The length of a CHAR column is fixed to the length that you declare when you create the table, and stored values are right-padded with spaces to the specified length. So if you define a column as CHAR(255) even if you only insert a few characters the storage requirement will be 255 bytes. However, CHAR columns also have a speed advantage. Because they are fixed-length, MySQL can search CHAR columns faster than variable-length columns. However, a caveat is that the whole table must be fixed-length in order to benefit from the increased performance. If you have any other VARCHAR or TEXT columns in the table then the rows become variable-length and there is no speed increase.
Values in VARCHAR columns are variable-length strings. In contrast to CHAR, VARCHAR values are stored as a one-byte length prefix plus data. So as with the example above, if you define a column as VARCHAR(255) and only insert 5 characters the storage requirement will only be 6 bytes. Therefore if your strings will be of variable length, the VARCHAR data type will require less storage.
CHAR vs. VARCHAR
If your table will only contain fixed-length columns then use CHAR to take advantage of MySQL’s faster searching. However, if any of your columns will be variable length then use VARCHAR for its smaller storage requirement.
Whilst you could store a date as a text string, MySQL has more optimal ways of storing dates!
One perfectly valid way to store dates would be as a Unix timestamp. A Unix timestamp is a 10-digit representation of the number of seconds since the Unix epoch of 1st January 1970. This could be stored as a CHAR column, requiring 10 bytes storage, but the most optimal data type is the numeric INT(UNSIGNED) type, requiring just 4 bytes storage.
Unix timestamps are particularly useful if you’re using PHP, as the date() function will display them in your chosen format and you can calculate dates by adding or subtracting a number of seconds (86400 is equivalent to 24 hours etc…).
One drawback of using Unix timestamps is that they’re not human readable straight from the database. Would you know what date 1262986313 refers to? Another is that due to the 10-digit length, Unix timestamps may have problems at 3:14:07AM on 19th January 2038 when the value 9999999999 is reached!
Until recently I used Unix timestamps to store dates in MySQL, but I’ve now started using the DATETIME data type. This is designed specifically to store both the date and time as 2010-01-08 15:00:00 (for example).
One disadvantage is that this requires 8 bytes storage – double that of a Unix timestamp. But I believe that the advantages of using DATETIME rather than Unix timestamps outweighs this disadvantage.
Firstly dates stored using DATETIME are human-readable straight out of the database. So if you’re browsing your data with phpMyAdmin you can see what your dates actually mean!
Secondly MySQL has a whole host of built-in functions to work with native DATETIME formats. You can add and subtract dates, calculate the difference between dates, output the date in your preferred format and much more using MySQL alone and without involving additional PHP (for example) scripting.
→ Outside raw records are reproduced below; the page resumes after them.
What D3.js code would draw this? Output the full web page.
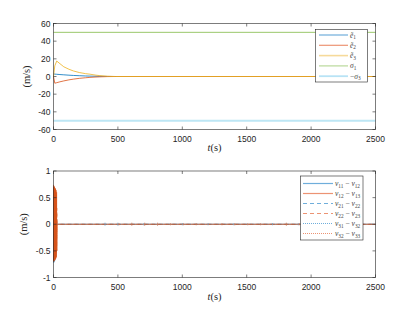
<!DOCTYPE html>
<html>
<head>
<meta charset="utf-8">
<script src="https://cdn.jsdelivr.net/npm/d3@7"></script>
<style>
  body { margin: 0; background: #fff; }
  svg { display: block; }
</style>
</head>
<body>
<svg id="chart" width="415" height="312"></svg>
<script>
'use strict';

// top panel: estimation errors and bounds
var tTop = [0, 10, 25, 50, 80, 120, 154, 200, 250, 283, 330, 360, 420, 480, 2500];
var e1 = [2.8, 2.7, 2.5, 2.2, 1.9, 1.5, 1.2, 0.9, 0.6, 0.45, 0.3, 0.2, 0.05, 0, 0];
var e2 = [0, -7.6, -7.0, -6.0, -5.0, -3.8, -3.0, -2.1, -1.4, -1.0, -0.6, -0.4, -0.1, 0, 0];
var e3 = [0, 12, 17.5, 14.5, 11, 8.2, 6.3, 4.5, 3.2, 2.6, 1.5, 1.0, 0.3, 0, 0];
var sigma1 = [50, 50];
var sigma3 = [-50, -50];
var tBound = [0, 2500];

// bottom panel: velocity differences
var tLow = [0, 2, 4, 6, 8, 10, 12, 14, 16, 18, 20, 22, 24, 26, 30, 2500];
var v11_12 = [0.7, -0.72, 0.69, -0.7, 0.66, -0.68, 0.62, -0.64, 0.58, -0.6, 0.4, -0.3, 0.1, 0, 0, 0];
var v12_13 = [0.74, -0.7, 0.72, -0.69, 0.7, -0.67, 0.68, -0.66, 0.66, -0.64, 0.64, -0.62, 0.6, -0.5, 0, 0];
var v21_22 = [-0.68, 0.7, -0.66, 0.68, -0.62, 0.64, -0.58, 0.6, -0.5, 0.45, -0.3, 0.2, 0, 0, 0, 0];
var v22_23 = [-0.7, 0.72, -0.68, 0.7, -0.66, 0.68, -0.64, 0.66, -0.62, 0.62, -0.58, 0.55, -0.5, 0.3, 0, 0];
var v31_32 = [0.6, -0.66, 0.62, -0.64, 0.6, -0.6, 0.55, -0.55, 0.45, -0.4, 0.25, -0.15, 0, 0, 0, 0];
var v32_33 = [-0.62, 0.68, -0.64, 0.66, -0.6, 0.62, -0.58, 0.6, -0.55, 0.55, -0.5, 0.45, -0.3, 0.1, 0, 0];
// small blips along the zero line
var blipT = [400, 500, 600, 700, 800, 900, 1000, 1100, 1200, 1300, 1400, 1500, 1600, 1700, 1800, 1900];
var blipBlue = [0.03, 0.03, 0, 0.02, 0, 0, 0.02, 0, 0.02, 0, 0.02, 0, 0, 0.02, 0, 0.02];
var blipOrange = [0, 0.02, 0.03, 0.03, 0.03, 0.02, 0.02, 0.02, 0, 0.02, 0.02, 0.02, 0.02, 0, 0.03, 0.02];

var xTicks = [0, 500, 1000, 1500, 2000, 2500];
var yTicksTop = [-60, -40, -20, 0, 20, 40, 60];
var yTicksLow = [-1, -0.5, 0, 0.5, 1];

var blue = '#0072BD', orange = '#D95319', yellow = '#EDB120',
    green = '#77AC30', cyan = '#4DBEEE';
// faded versions used for the legend samples
var blueL = '#6FAEDB', orangeL = '#EC9373', yellowL = '#F6DA9A',
    greenL = '#B9D99A', cyanL = '#B8E3F5';

var svg = d3.select('#chart');
var L = 53.5, R = 375.5;
var x = d3.scaleLinear().domain([0, 2500]).range([L, R]);
var yTop = d3.scaleLinear().domain([-60, 60]).range([129.5, 23.5]);
var yLow = d3.scaleLinear().domain([-1, 1]).range([277.5, 171]);

var tickFont = '"Liberation Sans", Arial, sans-serif';
var mathFont = '"Liberation Serif", "DejaVu Serif", serif';
var axisColor = '#262626';

function frame(y, yTicks, fmt, titleY, labelX) {
  var g = svg.append('g');
  var top = y.range()[1], bot = y.range()[0];
  g.append('rect')
    .attr('x', L).attr('y', top)
    .attr('width', R - L).attr('height', bot - top)
    .attr('fill', 'none').attr('stroke', axisColor).attr('stroke-width', 0.6);
  xTicks.forEach(function(t) {
    g.append('line').attr('x1', x(t)).attr('x2', x(t)).attr('y1', bot).attr('y2', bot - 3)
      .attr('stroke', axisColor).attr('stroke-width', 0.6);
    g.append('line').attr('x1', x(t)).attr('x2', x(t)).attr('y1', top).attr('y2', top + 3)
      .attr('stroke', axisColor).attr('stroke-width', 0.6);
    g.append('text').attr('x', x(t)).attr('y', bot + 12)
      .attr('text-anchor', 'middle').attr('font-family', tickFont).attr('font-size', 8.5)
      .attr('fill', axisColor).text(t);
  });
  yTicks.forEach(function(v) {
    g.append('line').attr('x1', L).attr('x2', L + 3).attr('y1', y(v)).attr('y2', y(v))
      .attr('stroke', axisColor).attr('stroke-width', 0.6);
    g.append('line').attr('x1', R).attr('x2', R - 3).attr('y1', y(v)).attr('y2', y(v))
      .attr('stroke', axisColor).attr('stroke-width', 0.6);
    g.append('text').attr('x', L - 3).attr('y', y(v) + 3)
      .attr('text-anchor', 'end').attr('font-family', tickFont).attr('font-size', 8.5)
      .attr('fill', axisColor).text(fmt(v));
  });
  var tt = g.append('text').attr('x', (L + R) / 2).attr('y', titleY)
    .attr('text-anchor', 'middle').attr('font-family', mathFont).attr('font-size', 10.5)
    .attr('fill', axisColor);
  tt.append('tspan').attr('font-style', 'italic').text('t');
  tt.append('tspan').text('(s)');
  g.append('text')
    .attr('transform', 'translate(' + labelX + ',' + ((top + bot) / 2) + ') rotate(-90)')
    .attr('text-anchor', 'middle').attr('font-family', mathFont).attr('font-size', 10.5)
    .attr('fill', axisColor).text('(m/s)');
}

function series(ts, vs, y, color, width, dash, opacity) {
  var line = d3.line().x(function(d) { return x(d[0]); }).y(function(d) { return y(d[1]); });
  svg.append('path')
    .attr('d', line(ts.map(function(t, i) { return [t, vs[i]]; })))
    .attr('fill', 'none').attr('stroke', color).attr('stroke-width', width)
    .attr('stroke-dasharray', dash || null)
    .attr('stroke-opacity', opacity || 1);
}

// ---- top panel
series(tTop, e1, yTop, blue, 0.8);
series(tTop, e2, yTop, orange, 0.8);
series(tTop, e3, yTop, yellow, 0.8);
series(tBound, sigma1, yTop, '#8FC25A', 0.9);
series(tBound, sigma3, yTop, '#BDE6F4', 2);
frame(yTop, yTicksTop, function(v) { return v; }, 151, 30);

// ---- bottom panel
series(tLow, v11_12, yLow, blue, 0.8, null, 0.6);
series(tLow, v21_22, yLow, blue, 0.8, '4,3', 0.6);
series(tLow, v22_23, yLow, orange, 0.8, '4,3', 0.6);
series(tLow, v31_32, yLow, blue, 0.8, '1,1', 0.5);
series(tLow, v32_33, yLow, orange, 0.8, '1,1', 0.5);
series(tLow, v12_13, yLow, orange, 0.8, null, 0.85);
blipT.forEach(function(t, i) {
  if (blipBlue[i]) {
    svg.append('line').attr('x1', x(t)).attr('x2', x(t))
      .attr('y1', yLow(blipBlue[i])).attr('y2', yLow(-blipBlue[i]))
      .attr('stroke', '#6FA8D0').attr('stroke-width', 0.7);
  }
  if (blipOrange[i]) {
    svg.append('line').attr('x1', x(t + 8)).attr('x2', x(t + 8))
      .attr('y1', yLow(blipOrange[i])).attr('y2', yLow(-blipOrange[i]))
      .attr('stroke', '#C9795A').attr('stroke-width', 0.7);
  }
});
frame(yLow, yTicksLow, function(v) { return v; }, 300, 27);

// ---- legends
function legend(items, bx, by, bw, bh, y0, dy, lineX0, lineX1, fs) {
  var g = svg.append('g');
  g.append('rect').attr('x', bx).attr('y', by).attr('width', bw).attr('height', bh)
    .attr('fill', '#fff').attr('stroke', axisColor).attr('stroke-width', 0.6);
  items.forEach(function(it, i) {
    var yy = y0 + i * dy;
    g.append('line').attr('x1', lineX0).attr('x2', lineX1).attr('y1', yy).attr('y2', yy)
      .attr('stroke', it.color).attr('stroke-width', it.width || 1.2)
      .attr('stroke-dasharray', it.dash || null);
    var txt = g.append('text').attr('x', lineX1 + 2).attr('y', yy + 2.5)
      .attr('font-family', mathFont).attr('font-size', fs).attr('fill', '#444');
    it.parts.forEach(function(p) {
      var s = txt.append('tspan').text(p[0]);
      if (p[1] === 'i') s.attr('font-style', 'italic');
      if (p[1] === 's') s.attr('font-size', fs * 0.7).attr('dy', 1.5);
      if (p[1] === 'r') s.attr('dy', -1.5);
    });
  });
}

legend([
  {color: blueL, parts: [['ẽ', 'i'], ['1', 's']]},
  {color: orangeL, parts: [['ẽ', 'i'], ['2', 's']]},
  {color: yellowL, width: 1.6, parts: [['ẽ', 'i'], ['3', 's']]},
  {color: greenL, parts: [['σ', 'i'], ['1', 's']]},
  {color: cyanL, width: 1.8, parts: [['−', ''], ['σ', 'i'], ['3', 's']]}
], 315.5, 29.5, 52, 52.5, 35, 10.3, 319, 348, 7.5);

function vLabel(a, b) {
  return [['v', 'i'], [a, 's'], [' − ', 'r'], ['v', 'i'], [b, 's']];
}
legend([
  {color: blueL, parts: vLabel('11', '12')},
  {color: orangeL, parts: vLabel('12', '13')},
  {color: blueL, dash: '4,3', parts: vLabel('21', '22')},
  {color: orangeL, dash: '4,3', parts: vLabel('22', '23')},
  {color: blueL, dash: '1,1', parts: vLabel('31', '32')},
  {color: orangeL, dash: '1,1', parts: vLabel('32', '33')}
], 300.5, 176, 62.5, 64, 183.5, 10, 303, 333, 7.5);
</script>
</body>
</html>
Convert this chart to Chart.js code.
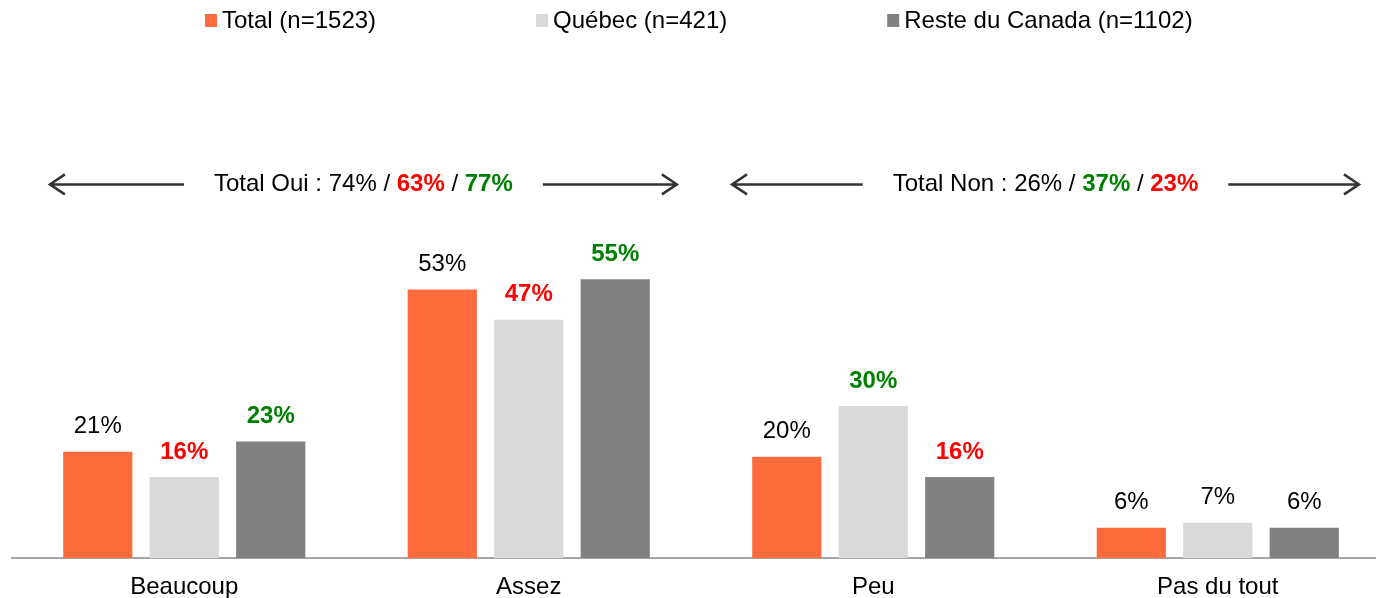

And finally, if you really want to output your DATETIME column as a Unix timestamp, MySQL has a built-in function to do that, too!
Note that MySQL can also store the year alone, the date alone and a number of related types.
ENUM columns provide an efficient way to define columns that can contain only a given set of values. So if a column will only ever contain ‘var 1’, ‘var 2’ or ‘var 3’ (for example), you should use the ENUM data type. Due to the way that MySQL stores the data it is much more efficient than storing the data as a string.
An example of when this is useful is setting a switch to specify whether a user account is active or disabled. Instead of storing ‘active’ or ‘disabled’ as VARCHAR values, use ENUM instead.
Although data can often be stored in various data type columns, there’s usually one data type that is optimal for your data. Using that optimal data type will bring benefits in terms of storage and possibly speed, and is best practice for any website developer.